**WHAT YOU ARE ASKED TO DO**
What is the number of lines containing the word "this"? Please answer with that number and nothing more.

**Code that draws figures**
##############################

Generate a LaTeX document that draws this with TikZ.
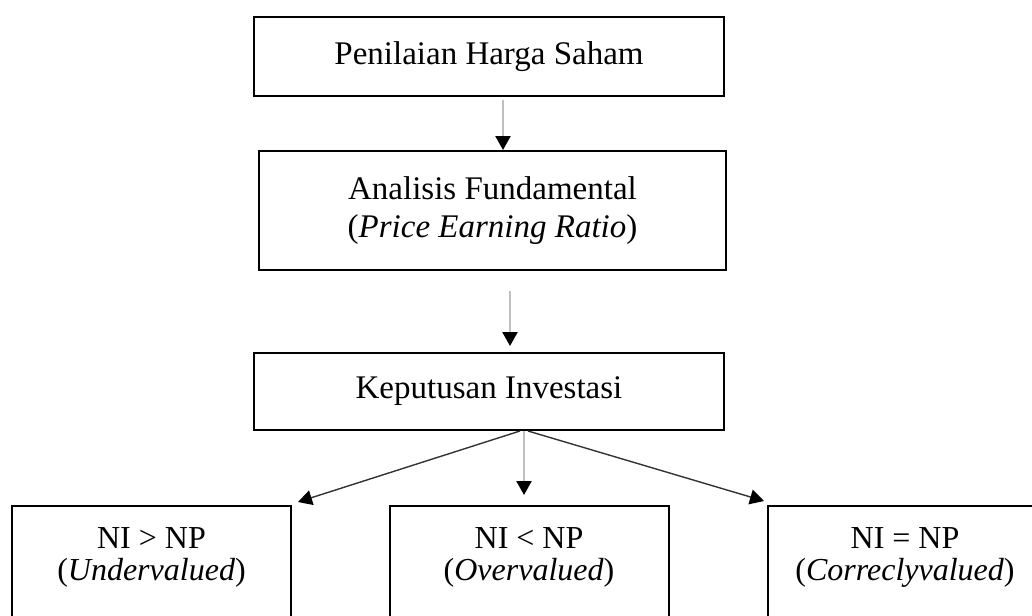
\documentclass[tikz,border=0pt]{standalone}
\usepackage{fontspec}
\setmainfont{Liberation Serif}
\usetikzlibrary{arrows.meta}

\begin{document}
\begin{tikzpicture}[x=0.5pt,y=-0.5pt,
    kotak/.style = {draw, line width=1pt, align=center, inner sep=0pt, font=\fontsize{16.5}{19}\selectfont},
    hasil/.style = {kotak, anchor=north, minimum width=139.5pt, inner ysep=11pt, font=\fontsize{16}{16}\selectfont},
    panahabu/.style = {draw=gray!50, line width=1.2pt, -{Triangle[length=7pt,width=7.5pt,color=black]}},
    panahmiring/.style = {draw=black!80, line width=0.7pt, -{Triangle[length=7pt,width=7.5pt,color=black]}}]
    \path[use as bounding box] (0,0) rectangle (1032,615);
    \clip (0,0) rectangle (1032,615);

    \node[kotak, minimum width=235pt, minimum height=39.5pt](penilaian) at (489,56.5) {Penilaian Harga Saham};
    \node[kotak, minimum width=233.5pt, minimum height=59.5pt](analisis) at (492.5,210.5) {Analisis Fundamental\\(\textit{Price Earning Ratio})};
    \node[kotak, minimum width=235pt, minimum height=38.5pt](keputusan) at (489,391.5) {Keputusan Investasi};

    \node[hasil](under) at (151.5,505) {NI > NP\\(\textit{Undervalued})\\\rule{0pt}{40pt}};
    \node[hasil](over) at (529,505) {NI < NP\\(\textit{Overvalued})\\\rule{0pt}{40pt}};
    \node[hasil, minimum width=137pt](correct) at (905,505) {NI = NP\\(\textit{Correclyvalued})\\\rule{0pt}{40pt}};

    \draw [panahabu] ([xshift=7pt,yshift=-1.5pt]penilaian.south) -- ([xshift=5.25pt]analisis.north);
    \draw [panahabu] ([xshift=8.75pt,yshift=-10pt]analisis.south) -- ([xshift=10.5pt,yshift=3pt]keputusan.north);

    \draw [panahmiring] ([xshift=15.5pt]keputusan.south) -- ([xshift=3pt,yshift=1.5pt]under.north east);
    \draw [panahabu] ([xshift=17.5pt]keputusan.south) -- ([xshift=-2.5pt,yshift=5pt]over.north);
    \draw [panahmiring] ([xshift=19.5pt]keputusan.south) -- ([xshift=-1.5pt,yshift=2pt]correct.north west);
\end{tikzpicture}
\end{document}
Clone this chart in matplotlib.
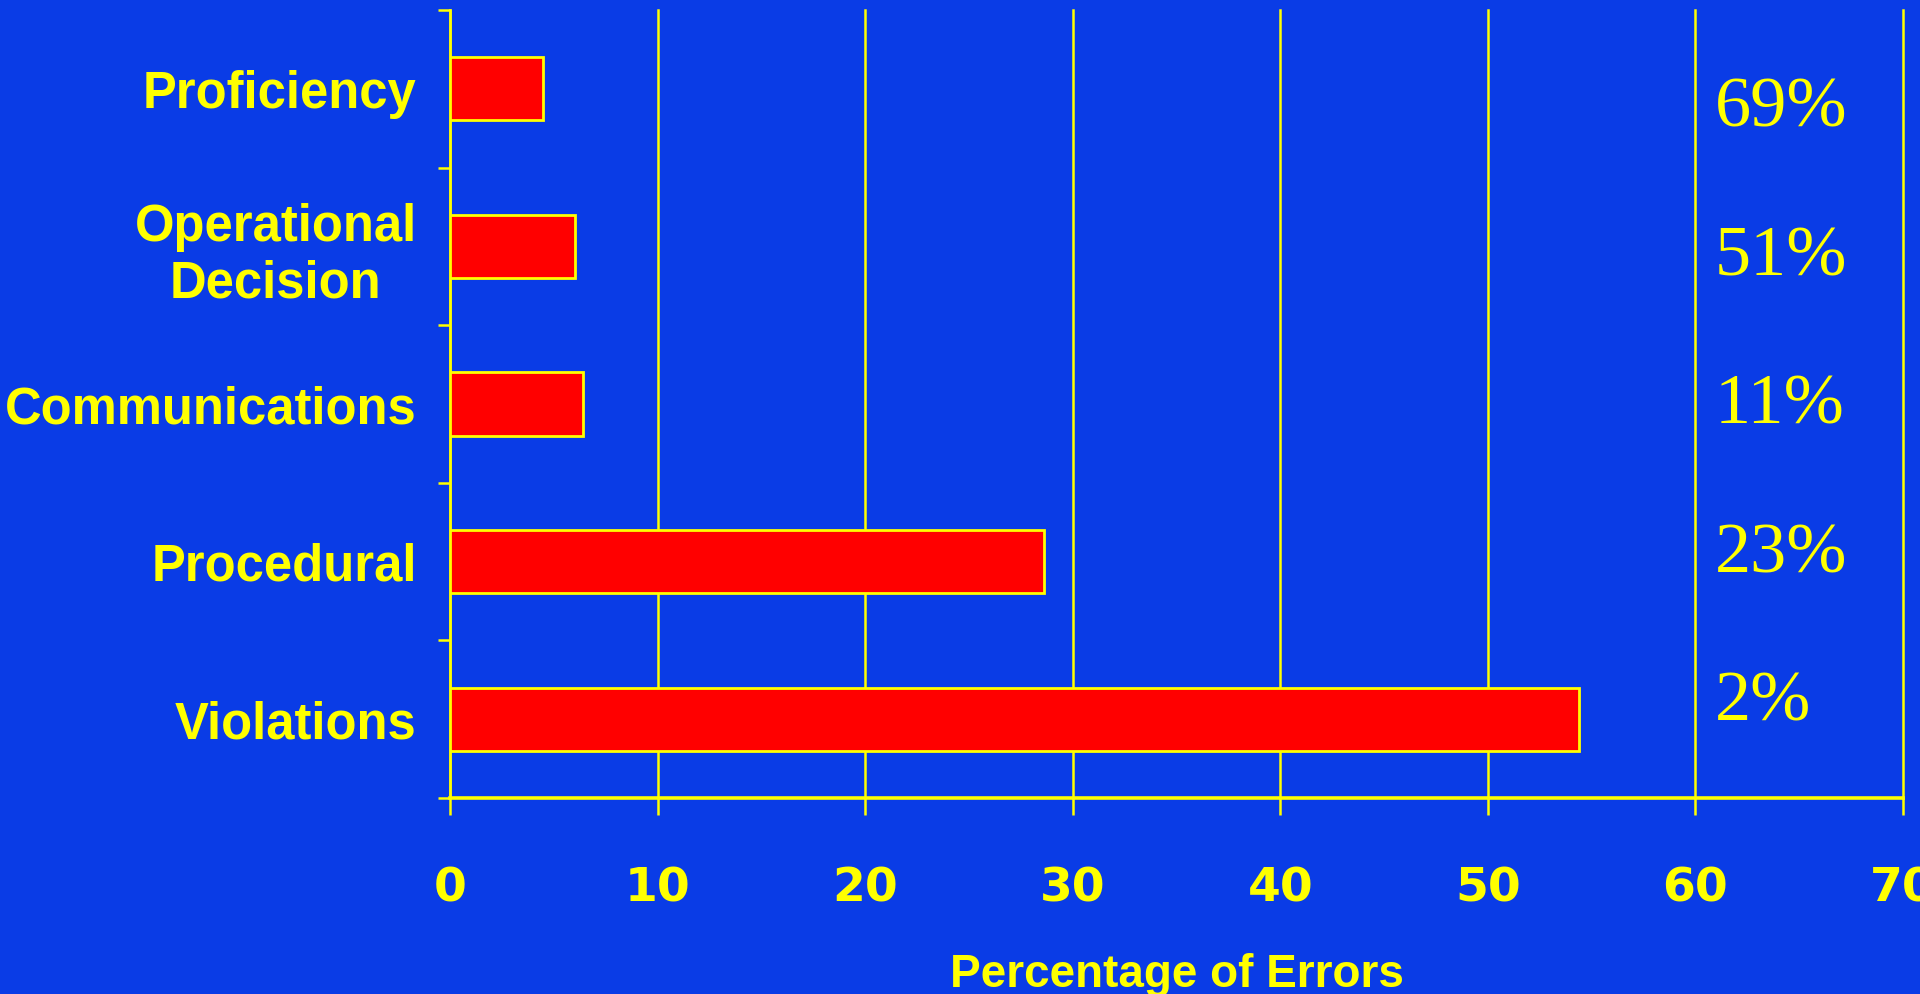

##############################

**TASK RESPONSE**
2